**Task prompt**
Check every line below for the string "this", and copy the lines that contain it.

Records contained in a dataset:
....

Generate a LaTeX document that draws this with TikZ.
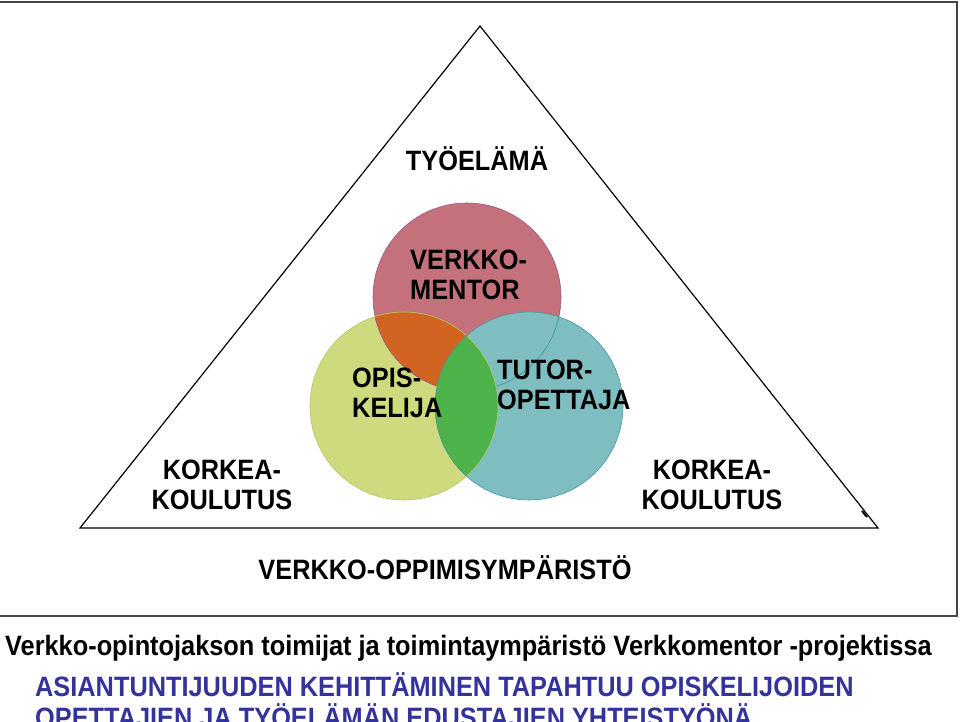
\documentclass[tikz,border=0pt]{standalone}
\usepackage{fontspec}
\setmainfont{Liberation Sans}[FakeStretch=0.905]
\definecolor{cred}{RGB}{196,113,123}
\definecolor{credline}{RGB}{150,90,140}
\definecolor{cyel}{RGB}{206,218,125}
\definecolor{cyelline}{RGB}{180,200,100}
\definecolor{cteal}{RGB}{127,190,192}
\definecolor{ctealline}{RGB}{70,150,160}
\definecolor{corange}{RGB}{208,100,32}
\definecolor{cgreen}{RGB}{78,178,74}
\definecolor{cblue}{RGB}{51,51,153}
\definecolor{cframe}{RGB}{70,70,70}
\begin{document}
\begin{tikzpicture}[x=1pt,y=-1pt,
  lbl/.style={inner sep=0pt, font=\fontsize{28}{30}\bfseries\selectfont, align=left},
  clbl/.style={lbl, align=center},
  tri/.style={draw=black, line width=1.2pt, line join=miter},
  framel/.style={draw=cframe, line width=1.4pt}]
\useasboundingbox (0,0) rectangle (960,722);
\fill[white] (0,0) rectangle (960,722);
% frame
\coordinate (ftl) at (0,2);
\coordinate (ftr) at (957,2);
\coordinate (fbr) at (957,616);
\coordinate (fbl) at (0,616);
\draw[framel] (ftl) -- (ftr) -- (fbr) -- (fbl);
% triangle
\coordinate (apex) at (480,26);
\coordinate (bl) at (80,528);
\coordinate (br) at (878,528);
\draw[tri] (apex) -- (bl) -- (br) -- cycle;
\coordinate (tk1) at (862,511);
\coordinate (tk2) at (867,517);
\draw[line width=2pt] (tk1) -- (tk2);
% circles
\coordinate (cR) at (467,297);
\coordinate (cY) at (404,406);
\coordinate (cT) at (529,406);
\def\rad{94pt}
\fill[cred] (cR) circle[radius=\rad];
\fill[cyel] (cY) circle[radius=\rad];
\begin{scope}
  \clip (cR) circle[radius=\rad];
  \fill[corange] (cY) circle[radius=\rad];
\end{scope}
\draw[credline, line width=0.6pt] (cR) circle[radius=\rad];
\fill[cteal] (cT) circle[radius=\rad];
\begin{scope}
  \clip (cT) circle[radius=\rad];
  \draw[ctealline, line width=0.7pt] (cR) circle[radius=\rad];
\end{scope}
\begin{scope}
  \clip (cY) circle[radius=\rad];
  \fill[cgreen] (cT) circle[radius=\rad];
\end{scope}
\draw[cyelline, line width=0.6pt] (cY) circle[radius=\rad];
\draw[ctealline, line width=0.6pt] (cT) circle[radius=\rad];
% labels
\node[lbl, anchor=base] (tyo) at (477,171) {TYÖELÄMÄ};
\node[lbl, anchor=west] (vm) at (410,275) {VERKKO-\\MENTOR};
\node[lbl, anchor=west] (opis) at (352,393) {OPIS-\\KELIJA};
\node[lbl, anchor=west] (tutor) at (497,385) {TUTOR-\\OPETTAJA};
\node[clbl] (kk1) at (222,485) {KORKEA-\\KOULUTUS};
\node[clbl] (kk2) at (712,485) {KORKEA-\\KOULUTUS};
\node[lbl, anchor=base] (vop) at (445,579) {VERKKO-OPPIMISYMPÄRISTÖ};
\node[lbl, anchor=base west] (title) at (5,655) {Verkko-opintojakson toimijat ja toimintaympäristö Verkkomentor -projektissa};
\node[lbl, text=cblue, anchor=base west] (asia1) at (35,696) {ASIANTUNTIJUUDEN KEHITTÄMINEN TAPAHTUU OPISKELIJOIDEN};
\node[lbl, text=cblue, anchor=base west] (asia2) at (35,727) {OPETTAJIEN JA TYÖELÄMÄN EDUSTAJIEN YHTEISTYÖNÄ};
\end{tikzpicture}
\end{document}
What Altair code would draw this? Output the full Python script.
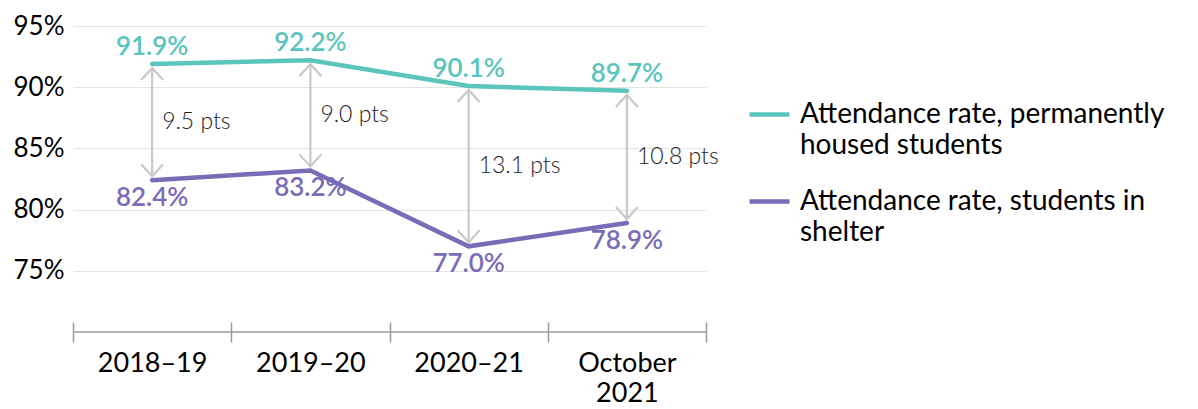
import altair as alt
import pandas as pd

periods = ["2018–19", "2019–20", "2020–21", "October 2021"]
housed = [91.9, 92.2, 90.1, 89.7]
shelter = [82.4, 83.2, 77.0, 78.9]
gap_labels = ["9.5 pts", "9.0 pts", "13.1 pts", "10.8 pts"]
series_names = ["Attendance rate, permanently housed students",
                "Attendance rate, students in shelter"]
series_lines = [["Attendance rate, permanently", "housed students"],
                ["Attendance rate, students in", "shelter"]]
series_colors = ["#5BC4BD", "#7A6BB6"]
y_ticks = [75, 80, 85, 90, 95]
y_domain = [70, 95]

FONT = "Lato"
ARROW = "#C9C9C9"
AXIS_GRAY = "#9A9A9A"

long = pd.DataFrame({
    "period": periods * 2,
    "rate": housed + shelter,
    "series": [series_names[0]] * len(periods) + [series_names[1]] * len(periods),
})
wide = pd.DataFrame({"period": periods, "housed": housed, "shelter": shelter, "gap": gap_labels})
wide["mid"] = (wide["housed"] + wide["shelter"]) / 2
wide["housed_lbl"] = wide["housed"].map(lambda v: f"{v:.1f}%")
wide["shelter_lbl"] = wide["shelter"].map(lambda v: f"{v:.1f}%")
base_df = pd.DataFrame({"v": [y_domain[0]]})

yscale = alt.Scale(domain=y_domain, nice=False, zero=False)
yaxis = alt.Axis(values=y_ticks, title=None, labelExpr="datum.value + '%'")
xscale = alt.Scale(paddingInner=0, paddingOuter=0)


def X():
    return alt.X("period:N", sort=periods, scale=xscale, title=None)


def Y(field):
    return alt.Y(f"{field}:Q", scale=yscale, axis=yaxis, title=None)


oct_lines = "['October', '2021']"
x_label_expr = f"datum.value == 'October 2021' ? {oct_lines} : datum.value"

legend_expr = (
    f"datum.label == '{series_names[0]}' ? {series_lines[0]!r} : {series_lines[1]!r}"
)

baseline = alt.Chart(base_df).mark_rule(color=AXIS_GRAY, strokeWidth=1.5).encode(y=Y("v"))

arrows = alt.Chart(wide).mark_rule(color=ARROW, strokeWidth=2.2, yOffset=5, y2Offset=-5).encode(
    x=X(), y=Y("housed"), y2="shelter:Q")

top_heads = alt.Chart(wide).mark_point(
    shape="M-1,0.55L0,-0.55L1,0.55", size=484, filled=False, strokeWidth=2.2,
    color=ARROW, opacity=1, yOffset=10).encode(x=X(), y=Y("housed"))

bottom_heads = alt.Chart(wide).mark_point(
    shape="M-1,-0.55L0,0.55L1,-0.55", size=484, filled=False, strokeWidth=2.2,
    color=ARROW, opacity=1, yOffset=-10).encode(x=X(), y=Y("shelter"))

gap_text = alt.Chart(wide).mark_text(
    align="left", baseline="middle", dx=10, fontSize=23, font=FONT,
    fontWeight=300, color="#222222").encode(x=X(), y=Y("mid"), text="gap:N")

lines = alt.Chart(long).mark_line(strokeWidth=4.5, strokeCap="round").encode(
    x=X(), y=Y("rate"),
    color=alt.Color("series:N", scale=alt.Scale(domain=series_names, range=series_colors),
                    legend=alt.Legend(
                        title=None, orient="none", legendX=674, legendY=66,
                        symbolType="stroke", symbolSize=1600,
                        symbolStrokeWidth=4.5, labelFont=FONT, labelFontSize=28,
                        labelColor="black", labelLimit=0, labelExpr=legend_expr,
                        labelBaseline="middle", labelOffset=8, rowPadding=19)))

top_labels = alt.Chart(wide).mark_text(
    baseline="alphabetic", dy=-9, fontSize=26, font=FONT, fontWeight=600,
    color=series_colors[0]).encode(x=X(), y=Y("housed"), text="housed_lbl:N")

bottom_labels = alt.Chart(wide).mark_text(
    baseline="top", dy=5, fontSize=26, font=FONT, fontWeight=600,
    color=series_colors[1]).encode(x=X(), y=Y("shelter"), text="shelter_lbl:N")

chart = alt.layer(
    baseline, arrows, top_heads, bottom_heads, gap_text, lines, top_labels, bottom_labels
).properties(
    width=633, height=306, padding={"left": 5, "top": 5, "right": 5, "bottom": 0}
).configure_view(stroke=None).configure_axisY(
    grid=True, gridColor="#E4E4E4", gridWidth=1, domain=False, ticks=False,
    labelFont=FONT, labelFontSize=26, labelColor="black", labelPadding=9,
).configure_axisX(
    grid=False, domain=False, ticks=True, tickBand="extent", tickColor=AXIS_GRAY,
    tickWidth=1.5, tickSize=20, offset=-10, labelFont=FONT, labelFontSize=27,
    labelColor="black", labelPadding=8, labelAngle=0, labelLineHeight=30,
    labelExpr=x_label_expr,
)
chart.config.style = {"guide-label": {"lineHeight": 31}}

chart.save("out.html", embed_options={"renderer": "svg", "actions": False})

....

**Final answer**
Generate a LaTeX document that draws this with TikZ.
What Altair code would draw this? Output the full Python script.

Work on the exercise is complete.